Friday , November 22, 2024

Cardtronics Eyes Long-Term Covid-19 Business Impact and other Digital Transactions News briefs from 5/8/20

  • Cardtronics plc chief executive Edward West pointed to a long-term effect from the Covid-19 pandemic that he said could prove beneficial for the company, the world’s largest ATM operator. “We also believe that this crisis will likely accelerate the trend of bank branch transformation as several leading retail banks have already closed significant portions of their branch locations, and it is unclear how many of these will re-open when the pandemic has passed,” West said in a release discussing the fourth quarter. Cardtronics reported total revenue of $306.6 million, down 4% year over year.
  • Oto Analytics Inc., which does business as Womply, said it is working with Opportunity Insights, a team of researchers and policy analysts at Harvard University, to launch a real-time tracker of Covid-19 economic impact.
  • In collaboration with Social Finance Inc. (SoFi), Samsung Electronics Co. said it will launch this summer a debit card backed by a cash-management account for its 5-year-old Samsung Pay mobile-payments service. The effort is part of a “broader vision” for Samsung Pay, the company said.
  • SpotOn Transact Inc. said it is working with online lender SoFi to help merchants with financial relief programs.
  • The Consumer Choice in Payment Coalition has formed to “advocate for the continued availability of cash as a payment option.” The group is backed by ATM manufacturers, ATM and armored-car trade groups, and consumer advocates.
  • Fifty-three percent of consumers said they’d be willing to switch insurers if they could get instant claim payments, according to a survey of 502 consumers who had filed a claim in the past three years. The survey, sponsored by claim-payment specialist VPay, took place in late January and early February.
  • In its first forecast for Canadian person-to-person payments market, research firm eMarketer Inc. estimates Canada has 6 million users representing 19.7% of the population. That percentage significantly trails the U.S., where 30.6% of the population uses P2P services. One reason for the difference, according to eMarketer, is that while most U.S. providers charge no transaction fees for their basic service, Canada’s dominant P2P service, Interac eTransfer from the Interac Corp. debit network, charges C$1.50 to the funds originator, though financial institutions determine retail pricing.

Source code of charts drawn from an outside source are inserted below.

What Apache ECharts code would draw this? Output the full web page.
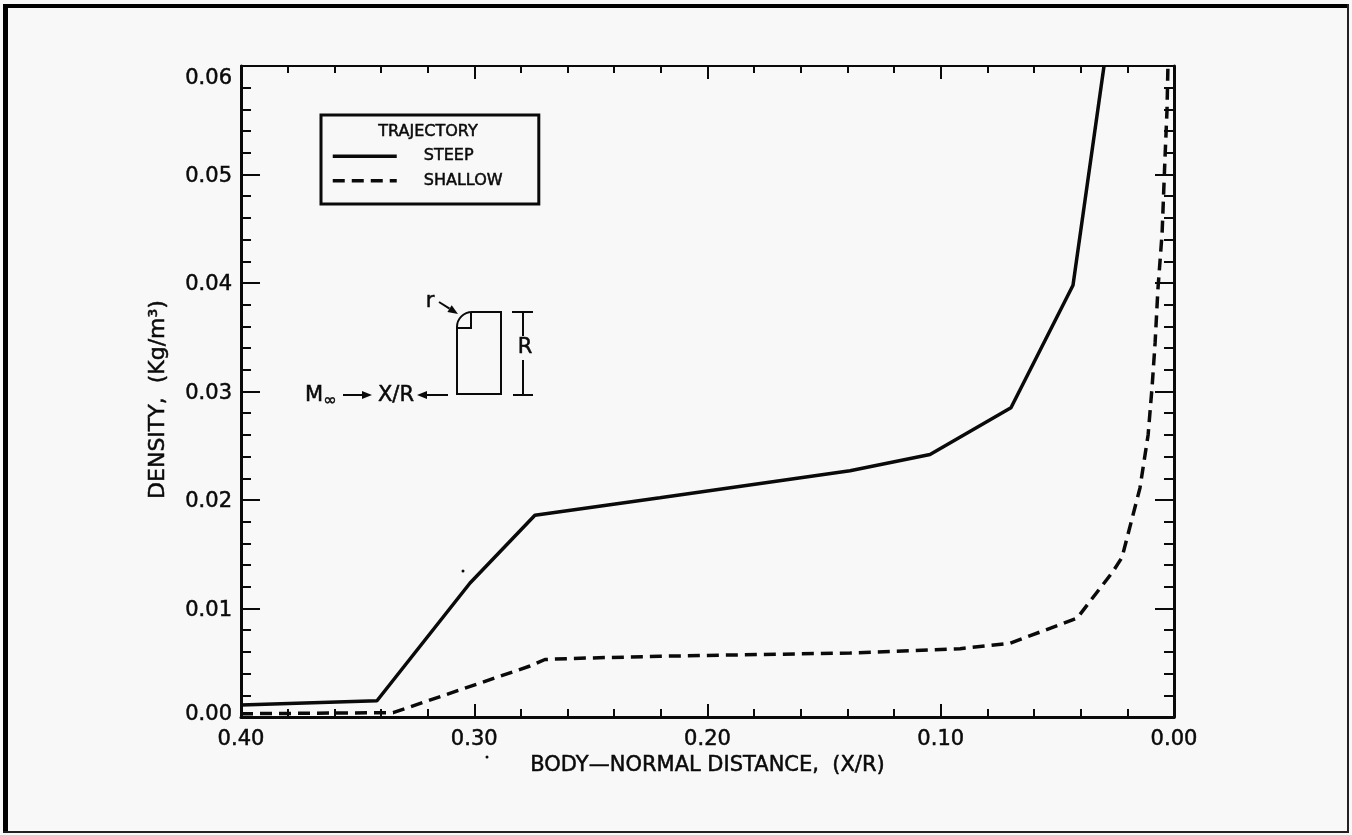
<!DOCTYPE html>
<html>
<head>
<meta charset="utf-8">
<style>
  html, body { margin: 0; padding: 0; background: #f8f8f8; }
  #chart { width: 1352px; height: 835px; }
</style>
</head>
<body>
<div id="chart"></div>
<script src="https://cdn.jsdelivr.net/npm/echarts@6/dist/echarts.min.js"></script>
<script>
const steepX = [0.4, 0.3417, 0.3018, 0.274, 0.2204, 0.1389, 0.1046, 0.0699, 0.0433, 0.03]
const steepY = [0.0011, 0.0015, 0.01235, 0.0186, 0.0202, 0.0227, 0.0242, 0.0285, 0.0398, 0.06]
const shallowX = [0.4, 0.3348, 0.3061, 0.2761, 0.2697, 0.2577, 0.2204, 0.1389, 0.0917, 0.0703, 0.0416, 0.0262, 0.0223, 0.0146, 0.0111, 0.0094, 0.0081, 0.0069, 0.0051, 0.0039, 0.003, 0.0026]
const shallowY = [0.0003, 0.0004, 0.0025, 0.0047, 0.0053, 0.0054, 0.0056, 0.0059, 0.0063, 0.0068, 0.0091, 0.0134, 0.0147, 0.0211, 0.026, 0.0304, 0.0345, 0.0394, 0.0446, 0.0513, 0.0559, 0.06]

const FONT = '"DejaVu Sans", sans-serif'
const INK = '#0a0a0a'
const BOLDISH = { textBorderColor: INK, textBorderWidth: 0.5 }
const TICK_FONT = { fontFamily: FONT, fontSize: 21, color: INK, ...BOLDISH }

const chart = echarts.init(document.getElementById('chart'), null, { renderer: 'canvas' })

const pairs = (xs, ys) => xs.map((x, i) => [x, ys[i]])

// 坐标轴四边都有朝内的刻度
const xAxisBase = (position, showLabel, majorLen, minorLen, lineWidth) => ({
  type: 'value',
  position,
  inverse: true,
  min: 0,
  max: 0.4,
  interval: 0.1,
  splitLine: { show: false },
  axisLine: { show: true, onZero: false, lineStyle: { color: INK, width: lineWidth } },
  axisTick: { show: true, inside: true, length: majorLen, lineStyle: { color: INK, width: 2 } },
  minorTick: { show: true, splitNumber: 5, length: minorLen, lineStyle: { color: INK, width: 2 } },
  axisLabel: { show: showLabel, margin: 12, ...TICK_FONT, formatter: v => v.toFixed(2) }
})

const yLabel = v => {
  const text = v.toFixed(2)
  if (v >= 0.06) return '{top|' + text + '}'
  if (v <= 0) return '{bot|' + text + '}'
  return '{mid|' + text + '}'
}

const yAxisBase = (position, showLabel, lineWidth) => ({
  type: 'value',
  position,
  min: 0,
  max: 0.06,
  interval: 0.01,
  splitLine: { show: false },
  axisLine: { show: true, onZero: false, lineStyle: { color: INK, width: lineWidth } },
  axisTick: { show: true, inside: true, length: 19, lineStyle: { color: INK, width: 2 } },
  minorTick: { show: true, splitNumber: 5, length: 10, lineStyle: { color: INK, width: 2 } },
  axisLabel: {
    show: showLabel,
    margin: 9,
    ...TICK_FONT,
    formatter: yLabel,
    // 0.06 和 0.00 的标签向内错开
    rich: {
      top: { ...TICK_FONT, padding: [26, 0, 0, 0] },
      mid: { ...TICK_FONT, padding: [4, 0, 0, 0] },
      bot: { ...TICK_FONT, padding: [0, 0, 5, 0] }
    }
  }
})

// 左侧小示意图的箭头
const arrow = (x1, y1, x2, y2) => {
  const a = Math.atan2(y2 - y1, x2 - x1)
  const head = 10, half = 4
  const bx = x2 - head * Math.cos(a), by = y2 - head * Math.sin(a)
  const nx = -Math.sin(a) * half, ny = Math.cos(a) * half
  return [
    { type: 'line', shape: { x1, y1, x2: bx, y2: by }, style: { stroke: INK, lineWidth: 2 } },
    { type: 'polygon', shape: { points: [[x2, y2], [bx + nx, by + ny], [bx - nx, by - ny]] }, style: { fill: INK } }
  ]
}

const label = (text, x, y, fontSize) => ({
  type: 'text',
  x,
  y,
  style: {
    text, fontFamily: FONT, fontSize, fill: INK,
    stroke: INK, lineWidth: 0.5,
    align: 'center', verticalAlign: 'middle'
  }
})

const bar = (x1, y1, x2, y2, lineWidth) => ({
  type: 'line',
  shape: { x1, y1, x2, y2 },
  style: { stroke: INK, lineWidth: lineWidth || 2 }
})

const stroke = { fill: 'none', stroke: INK, lineWidth: 2 }

const graphics = [
  // 外框
  { type: 'rect', shape: { x: 3, y: 4, width: 1345, height: 4 }, style: { fill: '#000' } },
  { type: 'rect', shape: { x: 3, y: 4, width: 5, height: 829 }, style: { fill: '#000' } },
  { type: 'rect', shape: { x: 1347, y: 4, width: 2, height: 829 }, style: { fill: '#222' } },
  { type: 'rect', shape: { x: 3, y: 831, width: 1346, height: 2 }, style: { fill: '#222' } },
  // 图例标题
  label('TRAJECTORY', 428, 132, 16),
  // 示意图
  { type: 'polyline', shape: { points: [[457, 327], [457, 394], [501, 394], [501, 312], [472, 312]] }, style: stroke },
  { type: 'polyline', shape: { points: [[457, 328], [471, 328], [471, 312]] }, style: stroke },
  { type: 'arc', shape: { cx: 472, cy: 327, r: 15, startAngle: Math.PI, endAngle: Math.PI * 1.5 }, style: stroke },
  bar(512, 312, 533, 312),
  bar(513, 395, 533, 395),
  bar(523, 312, 523, 336),
  bar(523, 360, 523, 395),
  label('R', 525, 348, 21),
  label('r', 430, 302, 21),
  ...arrow(439, 302, 458, 314),
  label('M', 314, 396, 21),
  label('∞', 330, 401, 16),
  ...arrow(343, 395, 372, 395),
  label('X/R', 396, 396, 21),
  ...arrow(448, 395, 417, 395),
  // 扫描噪点
  { type: 'circle', shape: { cx: 463, cy: 571, r: 1.5 }, style: { fill: INK } },
  { type: 'circle', shape: { cx: 487, cy: 757, r: 1.5 }, style: { fill: INK } }
]

const option = {
  backgroundColor: '#f8f8f8',
  animation: false,
  grid: { left: 241, right: 178, top: 66, bottom: 118 },
  legend: {
    left: 321,
    top: 115,
    orient: 'vertical',
    data: [
      { name: 'STEEP', lineStyle: { width: 3.5 } },
      { name: 'SHALLOW', lineStyle: { width: 3.5 } }
    ],
    itemWidth: 64,
    itemHeight: 14,
    itemGap: 8,
    padding: [33, 36, 15, 10],
    borderColor: INK,
    borderWidth: 3,
    // 折线图例默认带圆点，这里隐藏
    itemStyle: { color: 'transparent', borderWidth: 0, opacity: 0 },
    textStyle: { fontFamily: FONT, fontSize: 16, color: INK, padding: [0, 0, 0, 22], ...BOLDISH }
  },
  xAxis: [
    {
      ...xAxisBase('bottom', true, 13, 8, 3),
      name: 'BODY—NORMAL DISTANCE,  (X/R)',
      nameLocation: 'center',
      nameGap: 35,
      nameTextStyle: { fontFamily: FONT, fontSize: 21, color: INK, ...BOLDISH }
    },
    xAxisBase('top', false, 13, 7, 2)
  ],
  yAxis: [
    {
      ...yAxisBase('left', true, 3),
      name: 'DENSITY,  (Kg/m³)',
      nameLocation: 'center',
      nameGap: 72,
      nameTextStyle: { fontFamily: FONT, fontSize: 22, color: INK, padding: [0, 16, 0, 0], ...BOLDISH }
    },
    yAxisBase('right', false, 3)
  ],
  series: [
    {
      name: 'STEEP',
      type: 'line',
      symbol: 'none',
      data: pairs(steepX, steepY),
      lineStyle: { color: INK, width: 3.5 },
      itemStyle: { color: INK }
    },
    {
      name: 'SHALLOW',
      type: 'line',
      symbol: 'none',
      data: pairs(shallowX, shallowY),
      lineStyle: { color: INK, width: 3.5, type: [12, 7] },
      itemStyle: { color: INK }
    }
  ],
  graphic: graphics
}

chart.setOption(option)
</script>
</body>
</html>
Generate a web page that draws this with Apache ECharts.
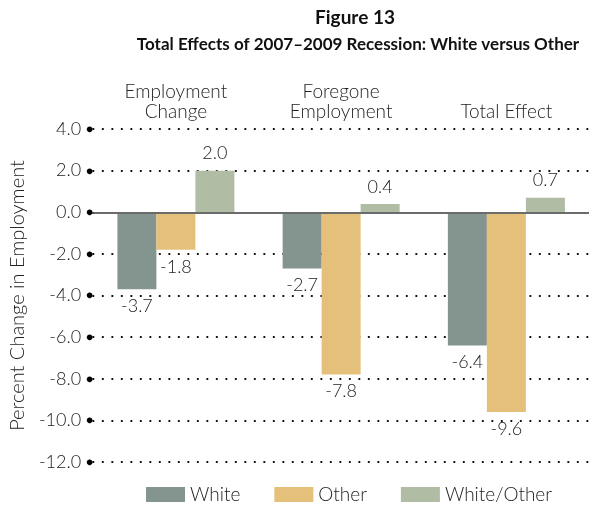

  • Payments provider Klarna AB said it has integrated with beauty retailer Sephora to enable installment payments on the merchant’s Web site.
  • Bluefin Payment Systems LLC said its Decryption Management Component received point-to-point encryption version 3.0 certification from the PCI Security Standards Council.
  • Four payments companies have formed the European Digital Payments Industry Alliance, an organization tasked with furthering the competition of the Digital Single Market in Europe, which is a European Commission effort to unify separate digital markets into a single entity.